As our taxi approached the Legoland Hotel, I struggled to keep up with her descriptions. “Papa, the hotel looks like Legos,” Tess said, “and there’s a dragon on it. Oh, and there’s a horse. And a pirate.” Her joyful inventory of massive Lego sculptures went on and on. The dragon, I learned, was taking a bath. “It’s squirting real water at people!” Tess cheered. “For real!”

“Can you see the reception desk?” I asked as we entered the hotel.

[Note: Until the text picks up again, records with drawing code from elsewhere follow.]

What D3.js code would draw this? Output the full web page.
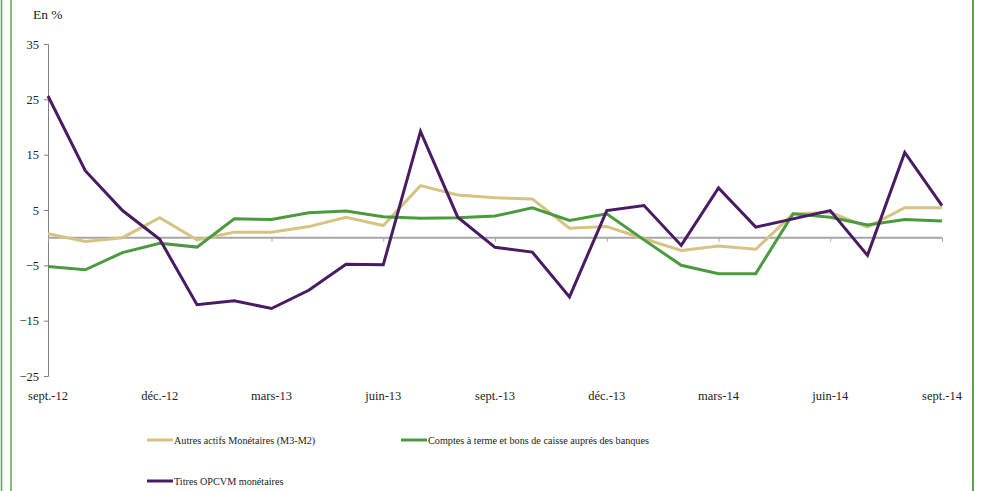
<!DOCTYPE html>
<html>
<head>
<meta charset="utf-8">
<script src="https://cdn.jsdelivr.net/npm/d3@7"></script>
<style>
  body { margin: 0; background: #fff; }
  svg { display: block; }
</style>
</head>
<body>
<svg id="chart" width="986" height="491"></svg>
<script>
const months = ["sept.-12","oct.-12","nov.-12","déc.-12","janv.-13","févr.-13","mars-13","avr.-13","mai-13","juin-13","juil.-13","août-13","sept.-13","oct.-13","nov.-13","déc.-13","janv.-14","févr.-14","mars-14","avr.-14","mai-14","juin-14","juil.-14","août-14","sept.-14"];
const autresActifs = [0.7,-0.7,0.0,3.6,-0.4,1.0,1.0,2.0,3.7,2.2,9.4,7.7,7.2,7.0,1.7,2.0,-0.2,-2.3,-1.5,-2.1,4.3,4.6,1.9,5.4,5.4];
const comptesTerme = [-5.2,-5.8,-2.7,-1.0,-1.7,3.4,3.3,4.5,4.8,3.8,3.5,3.6,3.9,5.4,3.1,4.3,-0.4,-5.0,-6.5,-6.5,4.3,3.7,2.3,3.3,3.0];
const titresOPCVM = [25.6,12.1,4.9,-0.3,-12.1,-11.4,-12.8,-9.5,-4.8,-4.9,19.2,3.7,-1.75,-2.6,-10.7,4.9,5.8,-1.4,9.0,1.9,3.4,4.9,-3.2,15.4,5.8];
const yTicks = [35,25,15,5,-5,-15,-25];
const xTickLabels = ["sept.-12","déc.-12","mars-13","juin-13","sept.-13","déc.-13","mars-14","juin-14","sept.-14"];
const seriesNames = ["Autres actifs Monétaires (M3-M2)","Comptes à terme et bons de caisse auprés des banques","Titres OPCVM monétaires"];
const colors = ["#D6C282","#4C9A3F","#481B62"];

const FONT = "'Liberation Serif'";
const FS = "12.5px";
const svg = d3.select("#chart");

// frame lines
svg.append("line").attr("x1",1.5).attr("x2",1.5).attr("y1",0).attr("y2",491).attr("stroke","#5aa54a").attr("stroke-width",1.5);
svg.append("line").attr("x1",11).attr("x2",11).attr("y1",0).attr("y2",491).attr("stroke","#5aa54a").attr("stroke-width",1.5);
svg.append("line").attr("x1",973).attr("x2",973).attr("y1",0).attr("y2",491).attr("stroke","#5aa54a").attr("stroke-width",2);

const x = d3.scalePoint().domain(months).range([48, 942]);
const y = d3.scaleLinear().domain([-25, 35]).range([376, 44]);

// Y axis
const yAxis = d3.axisLeft(y).tickValues(yTicks).tickSize(4).tickPadding(5).tickFormat(d3.format("d"));
const gy = svg.append("g").attr("transform","translate(48,0)").call(yAxis);
gy.select(".domain").attr("stroke","#808080").attr("stroke-width",1);
gy.selectAll(".tick line").attr("stroke","#808080");
gy.selectAll(".tick text").style("font-family", FONT).style("font-size", FS).attr("fill","#222");

// zero line with ticks
const xAxis = d3.axisBottom(x).tickValues(months.filter((d,i)=>i%3===0)).tickSize(4).tickFormat("");
const gx = svg.append("g").attr("transform",`translate(0,${y(0)})`).call(xAxis);
gx.select(".domain").attr("stroke","#A6A6A6").attr("stroke-width",2).attr("d",`M48,0H942`);
gx.selectAll(".tick line").attr("stroke","#A6A6A6");

// x labels at bottom
svg.append("g").selectAll("text").data(xTickLabels).join("text")
  .attr("x", d => x(d)).attr("y", 400)
  .attr("text-anchor","middle").style("font-family", FONT).style("font-size", FS).attr("fill","#222").text(d => d);

// En %
svg.append("text").attr("x",33).attr("y",19).style("font-family", FONT).style("font-size", "13.5px").attr("fill","#222").text("En %");

// lines
const allSeries = [autresActifs, comptesTerme, titresOPCVM];
const line = d3.line().x((d,i)=>x(months[i])).y(d=>y(d));
allSeries.forEach((s, k) => {
  svg.append("path").datum(s).attr("d", line).attr("fill","none")
    .attr("stroke", colors[k]).attr("stroke-width", 3).attr("stroke-linejoin","miter");
});

// legend
const legendPos = [[147,440],[401,440],[147,481]];
seriesNames.forEach((n,k) => {
  const [lx, ly] = legendPos[k];
  svg.append("line").attr("x1",lx).attr("x2",lx+26).attr("y1",ly).attr("y2",ly)
    .attr("stroke",colors[k]).attr("stroke-width",3);
  svg.append("text").attr("x",lx+27).attr("y",ly+3.8).style("font-family", FONT).style("font-size", "10.2px").attr("fill","#222").text(n);
});
</script>
</body>
</html>
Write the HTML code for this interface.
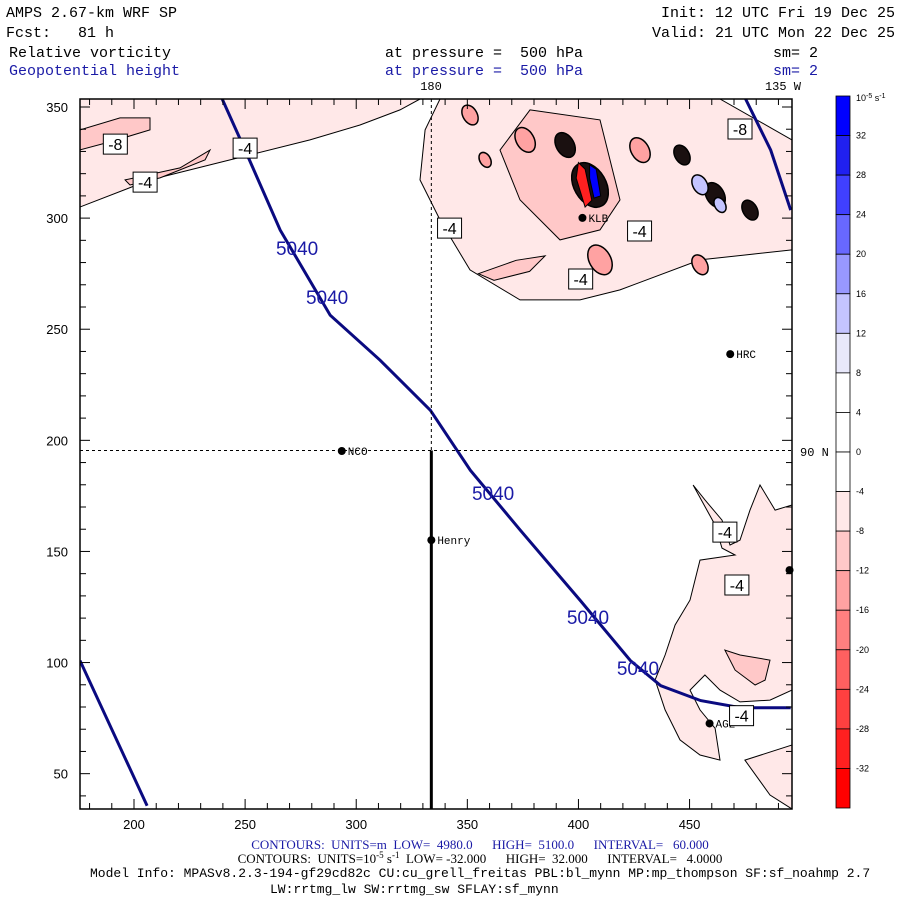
<!DOCTYPE html>
<html><head><meta charset="utf-8"><style>
body{margin:0;background:#fff;}
svg{display:block;font-family:"Liberation Mono",monospace;}
text{white-space:pre;}
</style></head><body>
<svg id="chart" width="900" height="900" viewBox="0 0 900 900" xml:space="preserve">
<g font-size="15">
<text x="6" y="17">AMPS 2.67-km WRF SP</text>
<text x="6" y="37">Fcst:   81 h</text>
<text x="895" y="17" text-anchor="end">Init: 12 UTC Fri 19 Dec 25</text>
<text x="895" y="37" text-anchor="end">Valid: 21 UTC Mon 22 Dec 25</text>
<text x="9" y="57">Relative vorticity</text>
<text x="385" y="57">at pressure =  500 hPa</text>
<text x="773" y="57">sm= 2</text>
<text x="9" y="75" fill="#1a1aa6">Geopotential height</text>
<text x="385" y="75" fill="#1a1aa6">at pressure =  500 hPa</text>
<text x="773" y="75" fill="#1a1aa6">sm= 2</text>
<text x="431" y="90" font-size="12" text-anchor="middle">180</text>
<text x="783" y="90" font-size="12" text-anchor="middle">135 W</text>
<text x="800" y="456" font-size="12">90 N</text>
</g>
<defs><clipPath id="pc"><rect x="80" y="99" width="712" height="710"/></clipPath></defs>
<g id="regions" clip-path="url(#pc)"></g>
<g id="lines" clip-path="url(#pc)"></g>
<g id="stations"></g>
<g id="labels"></g>
<g id="axes"></g>
<g id="cbar"></g>
<g font-family="Liberation Serif,serif">
<text x="480" y="849" font-size="13" fill="#1a1aa6" text-anchor="middle">CONTOURS:  UNITS=m  LOW=  4980.0      HIGH=  5100.0      INTERVAL=   60.000</text>
<text x="480" y="863" font-size="13" text-anchor="middle">CONTOURS:  UNITS=10<tspan dy="-5" font-size="9">-5</tspan><tspan dy="5"> s</tspan><tspan dy="-5" font-size="9">-1</tspan><tspan dy="5">  LOW= -32.000      HIGH=  32.000      INTERVAL=   4.0000</tspan></text>
<text x="90" y="877" font-size="13" font-family="Liberation Mono,monospace">Model Info: MPASv8.2.3-194-gf29cd82c CU:cu_grell_freitas PBL:bl_mynn MP:mp_thompson SF:sf_noahmp 2.7</text>
<text x="270" y="893" font-size="13" font-family="Liberation Mono,monospace">LW:rrtmg_lw SW:rrtmg_sw SFLAY:sf_mynn</text>
</g>
</svg>
<script>
const xTicks=[200,250,300,350,400,450];
const yTicks=[50,100,150,200,250,300,350];
const cbarLabels=["32","28","24","20","16","12","8","4","0","-4","-8","-12","-16","-20","-24","-28","-32"];
const cbarColors=["#0000ff","#2020f0","#4040ff","#6868ff","#9898ff","#c4c4ff","#e8e8fa","#ffffff","#ffffff","#ffffff","#ffe8e8","#ffc8c8","#ffa2a2","#ff8080","#ff6060","#ff4040","#ff2020","#ff0000"];
const heightLine1=[[239.7,353.6],[250,330.6],[265.8,294.6],[288.3,256.3],[310.8,236],[333.4,213.5],[351.4,186.5],[373.9,159.5],[400.9,127.9],[423.4,100.9],[437,89.6],[455,82.9],[473,79.7],[495.5,79.7]];
const heightLine2=[[175.7,100.9],[205.9,35.6]];
const heightLine3=[[475.2,353.6],[486.5,330.6],[495.5,303.6]];
const heightLabels=[[273.4,286.5],[286.9,264.5],[361.6,176.3],[404.3,120.5],[426.8,97.5]];
const stationNames=["NCO","Henry","HRC","AG2","KLB",""];
const stationLon=[293.5,333.8,468.3,459,401.8,495];
const stationLat=[195.2,155.1,238.8,72.6,300.1,141.6];
const vortLabels=["-8","-4","-4","-4","-4","-4","-8","-4","-4","-4"];
const vortLabelX=[191.6,205,250,342,427.5,401,472.7,465.9,471.3,473.4];
const vortLabelY=[333.3,316.2,331.5,295.5,294.2,272.6,340.1,158.7,134.9,76.1];
const regionLevels=[-4,-8,-8,-4,-8,-4,-8,-4,-8];
const regionShapes=[
[[175.7,353.6],[328.7,353.6],[319.7,348.7],[301.7,341.9],[279.2,335.2],[243.2,326.2],[207.2,317.2],[175.7,305]],
[[175.7,339.7],[193.7,345.1],[207.2,345.1],[207.2,339.7],[189.2,334.3],[175.7,330.7]],
[[196,317.2],[220.7,322.6],[234.2,330.6],[232,326.2],[211.7,318.1],[198.2,314.9]],
[[337.7,353.6],[463.7,353.6],[496.1,335.2],[496.1,285.7],[454.7,281.2],[418.7,267.7],[400.7,263.2],[373.7,263.2],[351.2,276.7],[337.7,299.2],[328.7,317.2],[331,339.7]],
[[378.2,348.7],[409.7,344.2],[418.7,308.2],[409.7,294.7],[391.7,290.2],[373.7,308.2],[364.7,330.6]],
[[451.6,179.9],[461.5,161.9],[464.6,151.5],[470.5,148.4],[454.7,146.1],[450.2,128.1],[443.5,116.9],[439,103.4],[434.5,92.2],[439,78.7],[445.7,65.2],[454.7,58.4],[463.7,56.1],[461.5,70.4],[454.7,78.7],[450.2,87.6],[456.9,94.4],[463.7,87.6],[472.7,82.3],[486.2,83.1],[496.1,87.6],[496.1,170.9],[488.5,168.6],[481.7,179.9],[477.2,168.6],[472.7,155.1],[468.2,152.9],[464.6,164.1],[457,173.1]],
[[465.9,105.6],[472.7,103.4],[486.2,101.1],[484,92.1],[479.5,89.9],[470.5,96.6]],
[[474.9,56.1],[496.1,62.9],[496.1,34.1],[486.2,40.4]],
[[355,275],[372,281],[385,283],[378,276],[362,272]]];
const blobX=[394,446.6,461.5,477.2,427.7,409.7,376,351.2,454.7,358,454.7,463.7,405.2];
const blobY=[332.9,328.4,310.4,303.6,330.6,281.2,335.2,346.4,279,326.2,315,305.9,314.9];
const blobR=[5,4,5,4,5,6,5,4,4,3,4,3,9];
const blobLevel=[99,99,99,99,-12,-12,-12,-12,-12,-12,16,16,99];
const coreLevels=[-30,30];
const coreShapes=[
[[400,325],[403,322],[406,308],[403,305],[399,318]],
[[405,324],[408,322],[410,310],[407,309],[405,318]]];
const X0=175.7,X1=496.1,Y0=34.1,Y1=353.6,PL=80,PR=792,PT=99,PB=809;
function xs(v){return PL+(v-X0)/(X1-X0)*(PR-PL);}
function ys(v){return PB-(v-Y0)/(Y1-Y0)*(PB-PT);}
const NS="http://www.w3.org/2000/svg";
function mk(t,a,p){const e=document.createElementNS(NS,t);for(const k in a)e.setAttribute(k,a[k]);p.appendChild(e);return e;}
function colorFor(l){if(l>50)return"#1a1010";if(l<=-28)return"#ff2020";if(l<=-12)return"#ffa2a2";if(l<=-8)return"#ffc8c8";if(l<0)return"#ffe8e8";if(l>=28)return"#0000ff";return"#c4c4ff";}
const R=document.getElementById('regions');
function drawShape(s,l){
 const p=mk('path',{d:'M'+s.map(q=>xs(q[0]).toFixed(1)+','+ys(q[1]).toFixed(1)).join('L')+'Z',fill:colorFor(l),stroke:'#000','stroke-width':1},R);
 
 
}
regionShapes.forEach((s,i)=>drawShape(s,regionLevels[i]));
blobX.forEach((v,i)=>{
 const r=blobR[i]*(PR-PL)/(X1-X0);
 const e=mk('ellipse',{cx:xs(v),cy:ys(blobY[i]),rx:r*0.8,ry:r*1.2,fill:colorFor(blobLevel[i]),stroke:'#000','stroke-width':1.5,transform:'rotate(-30 '+xs(v)+' '+ys(blobY[i])+')'},R);
 
 
});
coreShapes.forEach((s,i)=>drawShape(s,coreLevels[i]));
const L=document.getElementById('lines');
[heightLine1,heightLine2,heightLine3].forEach(s=>{
 const p=mk('polyline',{points:s.map(q=>xs(q[0]).toFixed(1)+','+ys(q[1]).toFixed(1)).join(' '),fill:'none',stroke:'#0a0a80','stroke-width':3},L);
 
 
});
heightLabels.forEach(q=>{
 const t=mk('text',{x:xs(q[0]),y:ys(q[1])+7,'text-anchor':'middle','font-size':19,fill:'#1a1aa6','font-family':'Liberation Sans,sans-serif'},L);
 t.textContent='5040';
 
 
});
const A=document.getElementById('axes');
mk('line',{x1:xs(333.8),x2:xs(333.8),y1:PT,y2:ys(195.4),stroke:'#000','stroke-dasharray':'3,3'},A);
mk('line',{x1:PL,x2:PR,y1:ys(195.4),y2:ys(195.4),stroke:'#000','stroke-dasharray':'3,3'},A);
mk('line',{x1:xs(333.8),x2:xs(333.8),y1:ys(195.4),y2:PB,stroke:'#000','stroke-width':3},A);
mk('rect',{x:PL,y:PT,width:PR-PL,height:PB-PT,fill:'none',stroke:'#000','stroke-width':1.5},A);
for(let v=180;v<=490;v+=10){const x=xs(v);const len=v%50==0?10:6;
 mk('line',{x1:x,x2:x,y1:PB,y2:PB-len,stroke:'#000'},A);mk('line',{x1:x,x2:x,y1:PT,y2:PT+len,stroke:'#000'},A);}
for(let v=40;v<=350;v+=10){const y=ys(v);const len=v%50==0?10:6;
 mk('line',{x1:PL,x2:PL+len,y1:y,y2:y,stroke:'#000'},A);mk('line',{x1:PR,x2:PR-len,y1:y,y2:y,stroke:'#000'},A);}
xTicks.forEach(v=>{const t=mk('text',{x:xs(v),y:829,'text-anchor':'middle','font-size':13,'font-family':'Liberation Sans,sans-serif'},A);t.textContent=v;
 });
yTicks.forEach(v=>{const t=mk('text',{x:68,y:ys(v)+5,'text-anchor':'end','font-size':13,'font-family':'Liberation Sans,sans-serif'},A);t.textContent=v;
 });
const S=document.getElementById('stations');
stationNames.forEach((n,i)=>{const x=xs(stationLon[i]),y=ys(stationLat[i]);
 const c=mk('circle',{cx:x,cy:y,r:4,fill:'#000'},S);
 
 if(n){const t=mk('text',{x:x+6,y:y+4,'font-size':11},S);t.textContent=n;
 }});
const LB=document.getElementById('labels');
vortLabels.forEach((n,i)=>{const x=xs(vortLabelX[i]),y=ys(vortLabelY[i]);
 const g=mk('g',{},LB);
 
 mk('rect',{x:x-12,y:y-10,width:24,height:20,fill:'#fff',stroke:'#000'},g);
 const t=mk('text',{x:x,y:y+6,'text-anchor':'middle','font-size':16,'font-family':'Liberation Sans,sans-serif'},g);t.textContent=n;});
const C=document.getElementById('cbar');
const cb0=96,cbH=712/18;
cbarColors.forEach((c,i)=>{const r=mk('rect',{x:836,y:cb0+i*cbH,width:14,height:cbH,fill:c,stroke:'#000','stroke-width':0.8},C);
 });
cbarLabels.forEach((l,i)=>{const t=mk('text',{x:856,y:cb0+(i+1)*cbH+3,'font-size':9,'font-family':'Liberation Sans,sans-serif'},C);t.textContent=l;
 });
const u=mk('text',{x:856,y:101,'font-size':9,'font-family':'Liberation Sans,sans-serif'},C);u.innerHTML='10<tspan dy="-3" font-size="7">-5</tspan><tspan dy="3"> s</tspan><tspan dy="-3" font-size="7">-1</tspan>';


</script>
</body></html>
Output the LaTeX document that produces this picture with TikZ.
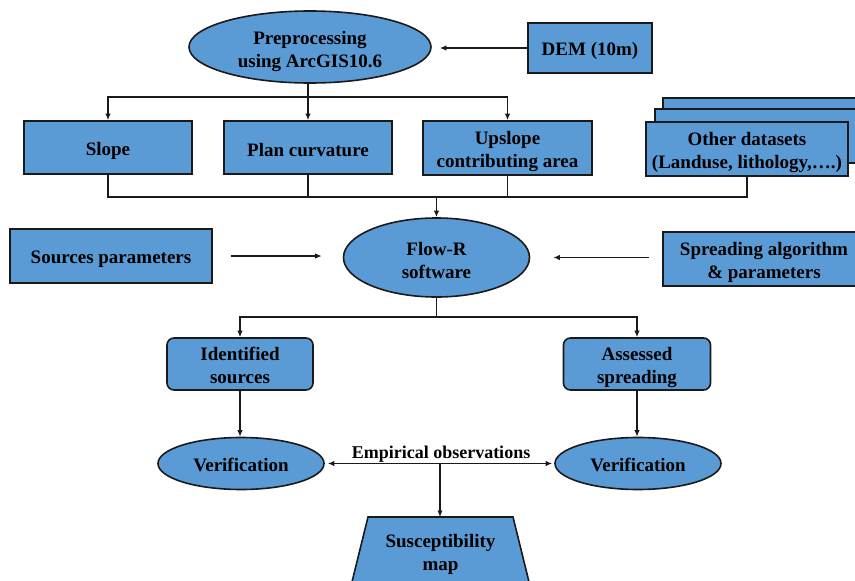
\documentclass[tikz,border=0pt]{standalone}
\usepackage{fontspec}
\setmainfont{Liberation Serif}
\usetikzlibrary{shapes.geometric,arrows.meta}
\definecolor{boxblue}{HTML}{5B9BD5}
\definecolor{edge}{HTML}{1A1A1A}
\begin{document}
\begin{tikzpicture}[x=1pt,y=-1pt,
  base/.style={draw=edge,line width=1.6pt,fill=boxblue,inner sep=0pt},
  lbl/.style={font=\fontsize{19}{23}\selectfont\bfseries,text=black,align=center,inner sep=0pt},
  t/.style={label={[lbl,yshift=-3pt]center:{#1}}},
  rbox/.style={base,rectangle},
  rrbox/.style={base,rectangle,rounded corners=7pt},
  ebox/.style={base,ellipse},
  wire/.style={draw=edge,line width=1.5pt},
  arr/.style={wire,-{Latex[length=6.5pt,width=5.5pt]}},
  dbl/.style={wire,{Latex[length=6.5pt,width=5.5pt]}-{Latex[length=6.5pt,width=5.5pt]}}]
\useasboundingbox (0,0) rectangle (855,581);
\clip (0,0) rectangle (855,581);
\fill[white] (0,0) rectangle (855,581);
% top
\node[ebox,minimum width=242pt,minimum height=72pt,label={[lbl,yshift=-5pt]center:{Preprocessing\\using ArcGIS10.6}}] (pre) at (310,47) {};
\node[rbox,minimum width=124pt,minimum height=50pt,t={DEM (10m)}] (dem) at (590,48) {};
\node[rbox,minimum width=168pt,minimum height=53pt,t={Slope}] (slope) at (108,147.5) {};
\node[rbox,minimum width=168pt,minimum height=53pt,t={Plan curvature}] (plan) at (308,147.5) {};
\node[rbox,minimum width=169pt,minimum height=54pt,label={[lbl,yshift=-4pt]center:{Upslope\\contributing area}}] (ups) at (507.5,148) {};
\node[rbox,minimum width=202pt,minimum height=54pt] (oth3) at (764,125) {};
\node[rbox,minimum width=202pt,minimum height=54pt] (oth2) at (756,136) {};
\node[rbox,minimum width=202pt,minimum height=54pt,label={[lbl,yshift=-4pt]center:{Other datasets\\(Landuse, lithology,\dots.)}}] (other) at (747,149) {};
% middle
\node[ebox,minimum width=186pt,minimum height=79pt,t={Flow-R\\software}] (flow) at (436.5,257.5) {};
\node[rbox,minimum width=202pt,minimum height=54pt,t={Sources parameters}] (src) at (111,256) {};
\node[rbox,minimum width=202pt,minimum height=54pt,t={Spreading algorithm\\\& parameters}] (spr) at (764,259) {};
\node[rrbox,minimum width=146pt,minimum height=52pt,label={[lbl,yshift=-1.5pt]center:{Identified\\sources}}] (ids) at (240,364) {};
\node[rrbox,minimum width=147pt,minimum height=52pt,label={[lbl,yshift=-4pt]center:{Assessed\\spreading}}] (ass) at (637,364) {};
\node[ebox,minimum width=166pt,minimum height=52pt,label={[lbl,yshift=-1pt]center:{Verification}}] (ver1) at (241,463.5) {};
\node[ebox,minimum width=166pt,minimum height=52pt,label={[lbl,yshift=-1pt]center:{Verification}}] (ver2) at (638,463.5) {};
\node[lbl,font=\fontsize{18}{22}\selectfont\bfseries] (emp) at (441,454.5) {Empirical observations};
% susceptibility trapezoid
\path[base] (368,517) -- (513,517) -- (531,590) -- (350,590) -- cycle;
\node[lbl] (sus) at (440.5,554.5) {Susceptibility\\map};
\coordinate (sustop) at (440.5,517);
% buses
\coordinate (bus1) at (0,97);
\coordinate (bus2) at (0,197);
\coordinate (bus3) at (0,317);
\coordinate (ej) at (440,463.5);
% connectors
\draw[arr,shorten >=8pt] (dem.west) -- (pre.east |- dem.west);
\draw[arr] (pre.south -| plan.north) -- (plan.north);
\draw[arr] (plan.north |- bus1) -| (slope.north);
\draw[arr] (plan.north |- bus1) -| (ups.north);
\draw[wire] (slope.south) |- (other.south |- bus2) -- (other.south);
\draw[wire] (plan.south) -- (plan.south |- bus2);
\draw[wire] (ups.south) -- (ups.south |- bus2);
\draw[arr] (flow.north |- bus2) -- (flow.north);
\draw[arr,shorten <=18pt,shorten >=21pt] (src.east) -- (flow.west |- src.east);
\draw[arr,shorten <=13pt,shorten >=23pt] (spr.west |- flow.east) -- (flow.east);
\draw[wire] (flow.south) -- (flow.south |- bus3);
\draw[arr] (flow.south |- bus3) -| (ids.north);
\draw[arr] (flow.south |- bus3) -| (ass.north);
\draw[arr] (ids.south) -- (ids.south |- ver1.north);
\draw[arr] (ass.south) -- (ass.south |- ver2.north);
\draw[dbl,shorten <=3pt,shorten >=2pt] (ver1.east) -- (ver2.west);
\draw[arr] (ej) -- (ej |- sustop);
\end{tikzpicture}
\end{document}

“What’s a reception desk?” she said.

“It’s where the hotel people check us in.”

“What’s ‘check us in’?”

Handing the power of navigation over to a 6-year-old is labor-intensive. When we travel, she fills in the details of the world around me, and then I feel like I live inside her picture. It’s a unique intimacy, but given the vocabulary and attention span of a child, it can be frustrating for both of us. Often I have been in “a place” where I am surrounded by, you know, just “stuff.”

Here in the hotel’s lobby, Tess was already describing a world of strange sights. Children waded in a pool of Lego blocks. Some kids climbed the Lego castle, while others scrambled through a pirate ship festooned with manic toddlers.

“Hello, my little friends,” a voice boomed. “Have you seen my horse?”

A Lego knight had come to life in front of us, animated by a large man inside a costume. Children screamed in terror and booked it for safety.

Luggage in tow, we found our way into the elevator, and the moment the doors shut, the hotel’s music system cut out, a disco ball spun, and ABBA belted out eight bars of “Dancing Queen.” For three floors Tess and I rode in a private dance party. Then, right before the doors opened again, the music faded and the soft bossa nova of “The Girl from Ipanema” resumed.

There was a glue holding all of this together: In every corner, a new surprise with endless possibility. Our hotel room had a treasure chest that could be unlocked by a code hidden in clues around the room. The floor in the hall had a whoopee cushion built into it. Pounce just right and a voice cries, “Oh! You stinky pig!”